Give back the full listing, character for character, with no pictures.

— BEGIN DATASET EXTRACT —

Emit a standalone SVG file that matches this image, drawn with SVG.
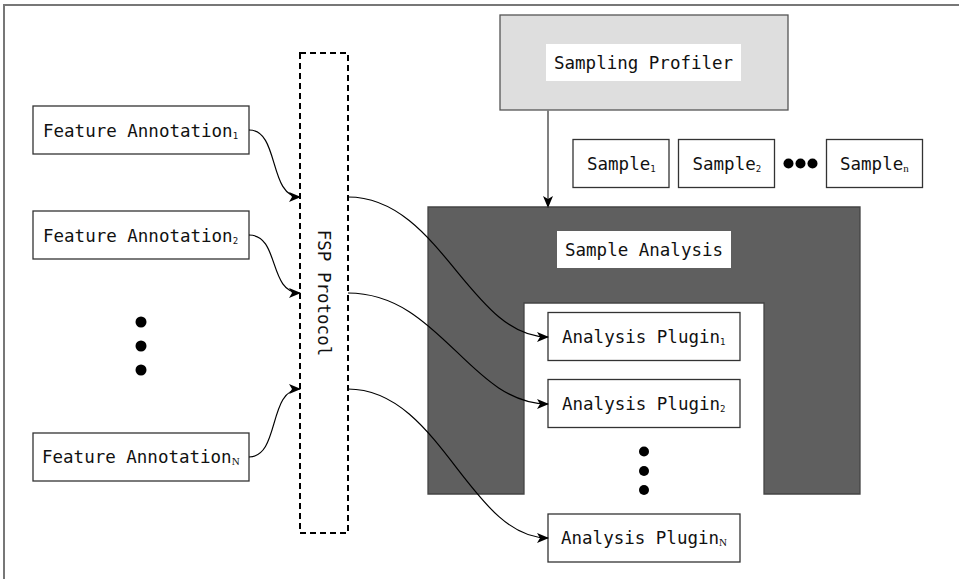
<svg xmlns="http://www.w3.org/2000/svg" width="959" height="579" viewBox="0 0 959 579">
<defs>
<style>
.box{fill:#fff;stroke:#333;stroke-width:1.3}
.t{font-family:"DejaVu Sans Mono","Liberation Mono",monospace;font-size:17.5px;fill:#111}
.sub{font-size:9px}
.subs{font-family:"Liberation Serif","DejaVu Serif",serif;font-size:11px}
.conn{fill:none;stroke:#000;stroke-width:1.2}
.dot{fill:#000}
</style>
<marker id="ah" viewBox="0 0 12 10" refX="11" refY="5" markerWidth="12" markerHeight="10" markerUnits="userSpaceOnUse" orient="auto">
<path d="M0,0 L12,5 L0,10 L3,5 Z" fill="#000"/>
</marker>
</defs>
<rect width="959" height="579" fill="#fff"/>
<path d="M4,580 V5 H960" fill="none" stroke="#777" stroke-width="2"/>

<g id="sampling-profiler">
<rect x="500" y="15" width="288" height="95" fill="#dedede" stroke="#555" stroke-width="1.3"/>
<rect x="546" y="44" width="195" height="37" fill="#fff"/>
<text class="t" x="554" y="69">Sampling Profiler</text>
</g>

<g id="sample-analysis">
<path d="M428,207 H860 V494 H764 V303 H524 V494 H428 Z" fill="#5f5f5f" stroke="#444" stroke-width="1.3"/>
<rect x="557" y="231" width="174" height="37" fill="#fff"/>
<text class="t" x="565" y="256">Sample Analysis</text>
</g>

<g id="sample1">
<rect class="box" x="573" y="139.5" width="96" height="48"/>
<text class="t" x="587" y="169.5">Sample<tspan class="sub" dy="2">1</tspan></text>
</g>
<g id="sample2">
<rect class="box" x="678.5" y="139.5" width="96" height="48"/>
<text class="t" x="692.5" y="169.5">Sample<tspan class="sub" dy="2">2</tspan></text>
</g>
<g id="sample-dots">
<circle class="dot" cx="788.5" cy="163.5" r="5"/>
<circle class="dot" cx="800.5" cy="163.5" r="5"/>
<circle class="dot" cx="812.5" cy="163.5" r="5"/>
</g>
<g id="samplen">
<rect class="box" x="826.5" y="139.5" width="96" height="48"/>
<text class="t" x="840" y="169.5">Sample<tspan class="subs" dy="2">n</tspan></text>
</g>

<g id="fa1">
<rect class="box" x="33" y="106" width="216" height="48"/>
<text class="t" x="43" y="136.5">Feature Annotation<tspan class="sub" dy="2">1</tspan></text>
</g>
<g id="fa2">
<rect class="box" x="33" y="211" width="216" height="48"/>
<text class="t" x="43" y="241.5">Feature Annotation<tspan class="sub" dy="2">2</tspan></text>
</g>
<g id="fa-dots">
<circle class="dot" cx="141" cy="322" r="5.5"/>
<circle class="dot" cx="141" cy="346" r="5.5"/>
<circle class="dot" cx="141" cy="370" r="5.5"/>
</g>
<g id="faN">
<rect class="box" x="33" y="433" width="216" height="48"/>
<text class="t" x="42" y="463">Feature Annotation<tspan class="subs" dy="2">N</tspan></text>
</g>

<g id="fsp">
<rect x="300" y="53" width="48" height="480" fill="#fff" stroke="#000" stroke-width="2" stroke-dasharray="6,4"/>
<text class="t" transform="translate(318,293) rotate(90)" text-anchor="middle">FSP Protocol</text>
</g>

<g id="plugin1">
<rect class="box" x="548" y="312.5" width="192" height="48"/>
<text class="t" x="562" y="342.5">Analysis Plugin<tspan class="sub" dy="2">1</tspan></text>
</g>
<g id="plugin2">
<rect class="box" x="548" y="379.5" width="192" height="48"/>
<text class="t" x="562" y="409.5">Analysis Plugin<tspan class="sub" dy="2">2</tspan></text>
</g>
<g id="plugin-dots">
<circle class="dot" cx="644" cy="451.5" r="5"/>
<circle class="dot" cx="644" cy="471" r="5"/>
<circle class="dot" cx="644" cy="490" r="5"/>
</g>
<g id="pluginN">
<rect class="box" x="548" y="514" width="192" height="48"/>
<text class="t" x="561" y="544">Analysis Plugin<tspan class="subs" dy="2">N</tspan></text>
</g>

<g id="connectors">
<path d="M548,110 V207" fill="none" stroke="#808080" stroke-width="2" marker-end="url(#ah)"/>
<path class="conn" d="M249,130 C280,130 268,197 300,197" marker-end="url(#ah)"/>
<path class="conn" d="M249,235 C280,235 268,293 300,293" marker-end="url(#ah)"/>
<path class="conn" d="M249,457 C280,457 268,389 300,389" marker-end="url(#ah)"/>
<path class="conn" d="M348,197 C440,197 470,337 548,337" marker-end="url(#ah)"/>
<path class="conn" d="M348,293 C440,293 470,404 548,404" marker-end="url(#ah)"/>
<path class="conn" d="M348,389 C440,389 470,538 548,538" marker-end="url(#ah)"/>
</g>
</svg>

— END DATASET EXTRACT —

- [THE COMPLETED TASK]
Emit a standalone SVG file that matches this image, drawn with SVG.
<svg xmlns="http://www.w3.org/2000/svg" width="959" height="579" viewBox="0 0 959 579">
<defs>
<style>
.box{fill:#fff;stroke:#333;stroke-width:1.3}
.t{font-family:"DejaVu Sans Mono","Liberation Mono",monospace;font-size:17.5px;fill:#111}
.sub{font-size:9px}
.subs{font-family:"Liberation Serif","DejaVu Serif",serif;font-size:11px}
.conn{fill:none;stroke:#000;stroke-width:1.2}
.dot{fill:#000}
</style>
<marker id="ah" viewBox="0 0 12 10" refX="11" refY="5" markerWidth="12" markerHeight="10" markerUnits="userSpaceOnUse" orient="auto">
<path d="M0,0 L12,5 L0,10 L3,5 Z" fill="#000"/>
</marker>
</defs>
<rect width="959" height="579" fill="#fff"/>
<path d="M4,580 V5 H960" fill="none" stroke="#777" stroke-width="2"/>

<g id="sampling-profiler">
<rect x="500" y="15" width="288" height="95" fill="#dedede" stroke="#555" stroke-width="1.3"/>
<rect x="546" y="44" width="195" height="37" fill="#fff"/>
<text class="t" x="554" y="69">Sampling Profiler</text>
</g>

<g id="sample-analysis">
<path d="M428,207 H860 V494 H764 V303 H524 V494 H428 Z" fill="#5f5f5f" stroke="#444" stroke-width="1.3"/>
<rect x="557" y="231" width="174" height="37" fill="#fff"/>
<text class="t" x="565" y="256">Sample Analysis</text>
</g>

<g id="sample1">
<rect class="box" x="573" y="139.5" width="96" height="48"/>
<text class="t" x="587" y="169.5">Sample<tspan class="sub" dy="2">1</tspan></text>
</g>
<g id="sample2">
<rect class="box" x="678.5" y="139.5" width="96" height="48"/>
<text class="t" x="692.5" y="169.5">Sample<tspan class="sub" dy="2">2</tspan></text>
</g>
<g id="sample-dots">
<circle class="dot" cx="788.5" cy="163.5" r="5"/>
<circle class="dot" cx="800.5" cy="163.5" r="5"/>
<circle class="dot" cx="812.5" cy="163.5" r="5"/>
</g>
<g id="samplen">
<rect class="box" x="826.5" y="139.5" width="96" height="48"/>
<text class="t" x="840" y="169.5">Sample<tspan class="subs" dy="2">n</tspan></text>
</g>

<g id="fa1">
<rect class="box" x="33" y="106" width="216" height="48"/>
<text class="t" x="43" y="136.5">Feature Annotation<tspan class="sub" dy="2">1</tspan></text>
</g>
<g id="fa2">
<rect class="box" x="33" y="211" width="216" height="48"/>
<text class="t" x="43" y="241.5">Feature Annotation<tspan class="sub" dy="2">2</tspan></text>
</g>
<g id="fa-dots">
<circle class="dot" cx="141" cy="322" r="5.5"/>
<circle class="dot" cx="141" cy="346" r="5.5"/>
<circle class="dot" cx="141" cy="370" r="5.5"/>
</g>
<g id="faN">
<rect class="box" x="33" y="433" width="216" height="48"/>
<text class="t" x="42" y="463">Feature Annotation<tspan class="subs" dy="2">N</tspan></text>
</g>

<g id="fsp">
<rect x="300" y="53" width="48" height="480" fill="#fff" stroke="#000" stroke-width="2" stroke-dasharray="6,4"/>
<text class="t" transform="translate(318,293) rotate(90)" text-anchor="middle">FSP Protocol</text>
</g>

<g id="plugin1">
<rect class="box" x="548" y="312.5" width="192" height="48"/>
<text class="t" x="562" y="342.5">Analysis Plugin<tspan class="sub" dy="2">1</tspan></text>
</g>
<g id="plugin2">
<rect class="box" x="548" y="379.5" width="192" height="48"/>
<text class="t" x="562" y="409.5">Analysis Plugin<tspan class="sub" dy="2">2</tspan></text>
</g>
<g id="plugin-dots">
<circle class="dot" cx="644" cy="451.5" r="5"/>
<circle class="dot" cx="644" cy="471" r="5"/>
<circle class="dot" cx="644" cy="490" r="5"/>
</g>
<g id="pluginN">
<rect class="box" x="548" y="514" width="192" height="48"/>
<text class="t" x="561" y="544">Analysis Plugin<tspan class="subs" dy="2">N</tspan></text>
</g>

<g id="connectors">
<path d="M548,110 V207" fill="none" stroke="#808080" stroke-width="2" marker-end="url(#ah)"/>
<path class="conn" d="M249,130 C280,130 268,197 300,197" marker-end="url(#ah)"/>
<path class="conn" d="M249,235 C280,235 268,293 300,293" marker-end="url(#ah)"/>
<path class="conn" d="M249,457 C280,457 268,389 300,389" marker-end="url(#ah)"/>
<path class="conn" d="M348,197 C440,197 470,337 548,337" marker-end="url(#ah)"/>
<path class="conn" d="M348,293 C440,293 470,404 548,404" marker-end="url(#ah)"/>
<path class="conn" d="M348,389 C440,389 470,538 548,538" marker-end="url(#ah)"/>
</g>
</svg>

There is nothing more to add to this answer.